* Problem *
Set the lines down again exactly, first line through the line that contains "var agF = 'Ag propensity: 1.0317';", with no pictures.

————————

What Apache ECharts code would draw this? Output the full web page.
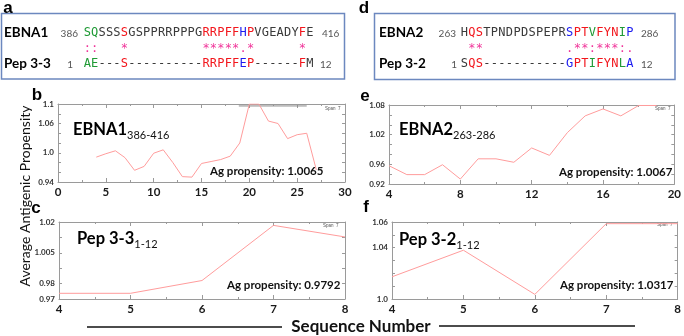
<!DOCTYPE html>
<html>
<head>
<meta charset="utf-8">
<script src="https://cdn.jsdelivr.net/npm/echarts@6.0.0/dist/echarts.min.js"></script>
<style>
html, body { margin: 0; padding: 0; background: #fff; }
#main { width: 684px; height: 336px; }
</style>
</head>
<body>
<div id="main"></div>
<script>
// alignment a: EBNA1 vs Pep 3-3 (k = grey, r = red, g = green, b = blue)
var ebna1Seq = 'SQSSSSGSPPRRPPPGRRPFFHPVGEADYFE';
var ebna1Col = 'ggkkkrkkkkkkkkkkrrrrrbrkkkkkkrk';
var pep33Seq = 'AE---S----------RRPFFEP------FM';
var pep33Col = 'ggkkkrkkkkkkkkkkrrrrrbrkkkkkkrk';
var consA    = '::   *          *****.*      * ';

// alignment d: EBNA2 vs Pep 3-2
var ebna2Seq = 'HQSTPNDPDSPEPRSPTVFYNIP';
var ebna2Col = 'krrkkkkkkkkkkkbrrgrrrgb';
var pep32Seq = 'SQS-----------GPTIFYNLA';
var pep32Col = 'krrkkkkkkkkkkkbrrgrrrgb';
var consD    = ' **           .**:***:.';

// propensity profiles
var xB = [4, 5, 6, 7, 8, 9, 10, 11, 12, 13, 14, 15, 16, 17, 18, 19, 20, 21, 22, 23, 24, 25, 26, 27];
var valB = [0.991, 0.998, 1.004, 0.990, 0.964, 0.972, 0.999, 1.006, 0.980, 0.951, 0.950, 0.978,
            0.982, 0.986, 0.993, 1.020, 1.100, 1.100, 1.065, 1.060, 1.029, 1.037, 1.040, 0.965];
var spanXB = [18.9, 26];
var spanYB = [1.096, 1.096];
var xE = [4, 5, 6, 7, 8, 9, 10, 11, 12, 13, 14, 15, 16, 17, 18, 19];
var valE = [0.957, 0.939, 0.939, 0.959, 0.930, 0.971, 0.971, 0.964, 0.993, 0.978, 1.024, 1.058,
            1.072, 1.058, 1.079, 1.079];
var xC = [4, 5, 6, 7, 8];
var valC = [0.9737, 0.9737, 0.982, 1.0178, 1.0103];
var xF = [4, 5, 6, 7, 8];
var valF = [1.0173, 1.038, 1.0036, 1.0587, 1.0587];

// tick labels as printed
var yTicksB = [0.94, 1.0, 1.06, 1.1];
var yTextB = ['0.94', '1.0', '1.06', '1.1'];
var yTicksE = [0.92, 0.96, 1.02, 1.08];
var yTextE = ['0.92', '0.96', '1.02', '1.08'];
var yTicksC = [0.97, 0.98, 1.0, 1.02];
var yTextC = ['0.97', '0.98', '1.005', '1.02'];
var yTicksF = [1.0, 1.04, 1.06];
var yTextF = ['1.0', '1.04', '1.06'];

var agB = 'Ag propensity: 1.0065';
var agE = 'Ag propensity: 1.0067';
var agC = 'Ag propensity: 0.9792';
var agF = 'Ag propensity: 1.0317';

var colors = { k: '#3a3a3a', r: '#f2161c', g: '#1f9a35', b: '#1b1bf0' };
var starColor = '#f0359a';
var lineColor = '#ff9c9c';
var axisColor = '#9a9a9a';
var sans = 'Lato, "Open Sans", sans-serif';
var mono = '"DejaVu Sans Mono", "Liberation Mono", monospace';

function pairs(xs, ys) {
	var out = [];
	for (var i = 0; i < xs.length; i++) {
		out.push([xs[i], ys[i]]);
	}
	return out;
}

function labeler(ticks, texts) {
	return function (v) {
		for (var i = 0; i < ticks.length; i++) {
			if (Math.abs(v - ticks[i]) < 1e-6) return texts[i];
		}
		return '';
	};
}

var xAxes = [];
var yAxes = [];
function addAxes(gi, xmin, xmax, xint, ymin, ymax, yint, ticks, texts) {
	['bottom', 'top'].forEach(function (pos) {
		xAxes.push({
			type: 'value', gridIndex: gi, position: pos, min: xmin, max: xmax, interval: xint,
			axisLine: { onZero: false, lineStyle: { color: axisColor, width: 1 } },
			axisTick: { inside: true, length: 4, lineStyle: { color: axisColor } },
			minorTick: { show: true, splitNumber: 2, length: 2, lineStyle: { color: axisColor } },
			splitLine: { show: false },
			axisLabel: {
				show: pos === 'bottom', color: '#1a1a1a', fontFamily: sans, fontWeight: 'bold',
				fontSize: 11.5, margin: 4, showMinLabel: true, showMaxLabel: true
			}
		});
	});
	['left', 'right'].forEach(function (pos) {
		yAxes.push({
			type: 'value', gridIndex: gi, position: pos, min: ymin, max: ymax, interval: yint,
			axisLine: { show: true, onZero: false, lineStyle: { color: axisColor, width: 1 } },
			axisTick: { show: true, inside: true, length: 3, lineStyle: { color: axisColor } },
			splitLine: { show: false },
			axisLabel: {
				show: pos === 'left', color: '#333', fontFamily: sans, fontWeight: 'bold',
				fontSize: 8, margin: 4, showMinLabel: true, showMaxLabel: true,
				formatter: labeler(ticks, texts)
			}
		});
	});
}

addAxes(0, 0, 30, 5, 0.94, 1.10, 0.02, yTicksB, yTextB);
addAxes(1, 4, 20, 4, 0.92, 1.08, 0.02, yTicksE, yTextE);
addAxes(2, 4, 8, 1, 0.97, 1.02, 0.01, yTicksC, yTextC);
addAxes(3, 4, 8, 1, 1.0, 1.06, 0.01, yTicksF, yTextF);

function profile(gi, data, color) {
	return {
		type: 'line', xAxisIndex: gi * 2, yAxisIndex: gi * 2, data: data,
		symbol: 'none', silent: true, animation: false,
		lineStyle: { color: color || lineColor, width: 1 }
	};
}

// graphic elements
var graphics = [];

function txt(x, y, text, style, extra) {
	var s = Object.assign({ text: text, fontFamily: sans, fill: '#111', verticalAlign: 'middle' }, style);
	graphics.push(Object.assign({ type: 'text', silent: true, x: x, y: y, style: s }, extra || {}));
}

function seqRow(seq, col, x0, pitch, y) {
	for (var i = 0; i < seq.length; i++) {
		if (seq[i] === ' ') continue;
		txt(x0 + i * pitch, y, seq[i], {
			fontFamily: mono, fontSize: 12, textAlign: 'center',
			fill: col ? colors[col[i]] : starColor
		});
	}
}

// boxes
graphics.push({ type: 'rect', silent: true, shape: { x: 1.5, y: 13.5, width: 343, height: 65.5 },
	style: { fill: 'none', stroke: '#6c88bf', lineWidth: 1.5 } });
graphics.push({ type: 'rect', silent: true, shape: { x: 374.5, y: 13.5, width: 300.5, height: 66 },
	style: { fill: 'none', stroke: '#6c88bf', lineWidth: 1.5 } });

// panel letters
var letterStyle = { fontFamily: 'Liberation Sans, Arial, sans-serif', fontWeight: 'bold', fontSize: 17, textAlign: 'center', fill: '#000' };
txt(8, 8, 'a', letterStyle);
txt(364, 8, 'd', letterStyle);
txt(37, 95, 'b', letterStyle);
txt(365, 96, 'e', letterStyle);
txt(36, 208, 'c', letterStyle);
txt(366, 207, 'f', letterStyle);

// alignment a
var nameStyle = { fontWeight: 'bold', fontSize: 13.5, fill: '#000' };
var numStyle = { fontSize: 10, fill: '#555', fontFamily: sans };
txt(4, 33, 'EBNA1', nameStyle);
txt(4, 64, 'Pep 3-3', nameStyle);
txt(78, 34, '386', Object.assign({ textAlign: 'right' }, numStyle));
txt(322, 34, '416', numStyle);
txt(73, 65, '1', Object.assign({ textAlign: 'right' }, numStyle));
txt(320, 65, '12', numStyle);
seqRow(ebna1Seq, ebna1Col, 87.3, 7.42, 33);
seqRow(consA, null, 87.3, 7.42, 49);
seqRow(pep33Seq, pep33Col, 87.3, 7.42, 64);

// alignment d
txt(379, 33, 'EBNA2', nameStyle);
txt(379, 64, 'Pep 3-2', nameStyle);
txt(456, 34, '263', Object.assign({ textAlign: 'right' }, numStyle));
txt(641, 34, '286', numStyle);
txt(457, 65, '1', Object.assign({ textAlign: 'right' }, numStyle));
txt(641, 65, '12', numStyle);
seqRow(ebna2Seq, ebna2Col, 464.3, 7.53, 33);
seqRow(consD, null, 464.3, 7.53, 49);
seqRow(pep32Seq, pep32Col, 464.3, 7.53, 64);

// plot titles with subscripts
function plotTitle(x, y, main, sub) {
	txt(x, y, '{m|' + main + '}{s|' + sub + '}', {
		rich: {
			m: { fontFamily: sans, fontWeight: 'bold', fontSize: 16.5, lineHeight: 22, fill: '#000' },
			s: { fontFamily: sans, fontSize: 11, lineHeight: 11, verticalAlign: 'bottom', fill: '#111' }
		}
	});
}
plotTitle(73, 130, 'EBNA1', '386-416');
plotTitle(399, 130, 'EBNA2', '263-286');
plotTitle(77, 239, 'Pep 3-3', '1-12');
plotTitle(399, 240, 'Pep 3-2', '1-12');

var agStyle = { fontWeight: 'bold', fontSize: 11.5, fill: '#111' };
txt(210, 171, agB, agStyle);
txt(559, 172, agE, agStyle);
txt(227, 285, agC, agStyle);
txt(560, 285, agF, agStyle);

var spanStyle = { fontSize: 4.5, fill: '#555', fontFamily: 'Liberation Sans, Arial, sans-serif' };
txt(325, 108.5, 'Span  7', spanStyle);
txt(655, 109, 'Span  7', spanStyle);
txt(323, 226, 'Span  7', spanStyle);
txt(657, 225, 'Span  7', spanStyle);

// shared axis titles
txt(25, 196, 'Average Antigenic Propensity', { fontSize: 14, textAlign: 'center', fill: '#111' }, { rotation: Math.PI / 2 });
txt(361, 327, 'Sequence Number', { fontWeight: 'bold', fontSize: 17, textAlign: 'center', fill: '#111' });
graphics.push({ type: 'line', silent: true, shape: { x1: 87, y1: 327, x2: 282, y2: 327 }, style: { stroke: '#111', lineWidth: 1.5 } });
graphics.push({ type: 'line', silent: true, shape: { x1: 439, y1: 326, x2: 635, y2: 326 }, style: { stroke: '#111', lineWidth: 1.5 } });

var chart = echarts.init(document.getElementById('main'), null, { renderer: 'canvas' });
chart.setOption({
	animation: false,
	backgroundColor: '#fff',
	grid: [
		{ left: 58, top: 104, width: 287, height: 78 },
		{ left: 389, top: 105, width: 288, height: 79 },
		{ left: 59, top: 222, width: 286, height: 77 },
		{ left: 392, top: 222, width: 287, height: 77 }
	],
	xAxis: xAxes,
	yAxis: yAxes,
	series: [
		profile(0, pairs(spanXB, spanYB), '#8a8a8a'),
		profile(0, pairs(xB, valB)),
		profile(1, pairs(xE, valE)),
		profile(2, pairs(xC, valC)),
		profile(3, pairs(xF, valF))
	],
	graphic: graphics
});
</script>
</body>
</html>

————————

* Finished answer *
What Apache ECharts code would draw this? Output the full web page.
<!DOCTYPE html>
<html>
<head>
<meta charset="utf-8">
<script src="https://cdn.jsdelivr.net/npm/echarts@6.0.0/dist/echarts.min.js"></script>
<style>
html, body { margin: 0; padding: 0; background: #fff; }
#main { width: 684px; height: 336px; }
</style>
</head>
<body>
<div id="main"></div>
<script>
// alignment a: EBNA1 vs Pep 3-3 (k = grey, r = red, g = green, b = blue)
var ebna1Seq = 'SQSSSSGSPPRRPPPGRRPFFHPVGEADYFE';
var ebna1Col = 'ggkkkrkkkkkkkkkkrrrrrbrkkkkkkrk';
var pep33Seq = 'AE---S----------RRPFFEP------FM';
var pep33Col = 'ggkkkrkkkkkkkkkkrrrrrbrkkkkkkrk';
var consA    = '::   *          *****.*      * ';

// alignment d: EBNA2 vs Pep 3-2
var ebna2Seq = 'HQSTPNDPDSPEPRSPTVFYNIP';
var ebna2Col = 'krrkkkkkkkkkkkbrrgrrrgb';
var pep32Seq = 'SQS-----------GPTIFYNLA';
var pep32Col = 'krrkkkkkkkkkkkbrrgrrrgb';
var consD    = ' **           .**:***:.';

// propensity profiles
var xB = [4, 5, 6, 7, 8, 9, 10, 11, 12, 13, 14, 15, 16, 17, 18, 19, 20, 21, 22, 23, 24, 25, 26, 27];
var valB = [0.991, 0.998, 1.004, 0.990, 0.964, 0.972, 0.999, 1.006, 0.980, 0.951, 0.950, 0.978,
            0.982, 0.986, 0.993, 1.020, 1.100, 1.100, 1.065, 1.060, 1.029, 1.037, 1.040, 0.965];
var spanXB = [18.9, 26];
var spanYB = [1.096, 1.096];
var xE = [4, 5, 6, 7, 8, 9, 10, 11, 12, 13, 14, 15, 16, 17, 18, 19];
var valE = [0.957, 0.939, 0.939, 0.959, 0.930, 0.971, 0.971, 0.964, 0.993, 0.978, 1.024, 1.058,
            1.072, 1.058, 1.079, 1.079];
var xC = [4, 5, 6, 7, 8];
var valC = [0.9737, 0.9737, 0.982, 1.0178, 1.0103];
var xF = [4, 5, 6, 7, 8];
var valF = [1.0173, 1.038, 1.0036, 1.0587, 1.0587];

// tick labels as printed
var yTicksB = [0.94, 1.0, 1.06, 1.1];
var yTextB = ['0.94', '1.0', '1.06', '1.1'];
var yTicksE = [0.92, 0.96, 1.02, 1.08];
var yTextE = ['0.92', '0.96', '1.02', '1.08'];
var yTicksC = [0.97, 0.98, 1.0, 1.02];
var yTextC = ['0.97', '0.98', '1.005', '1.02'];
var yTicksF = [1.0, 1.04, 1.06];
var yTextF = ['1.0', '1.04', '1.06'];

var agB = 'Ag propensity: 1.0065';
var agE = 'Ag propensity: 1.0067';
var agC = 'Ag propensity: 0.9792';
var agF = 'Ag propensity: 1.0317';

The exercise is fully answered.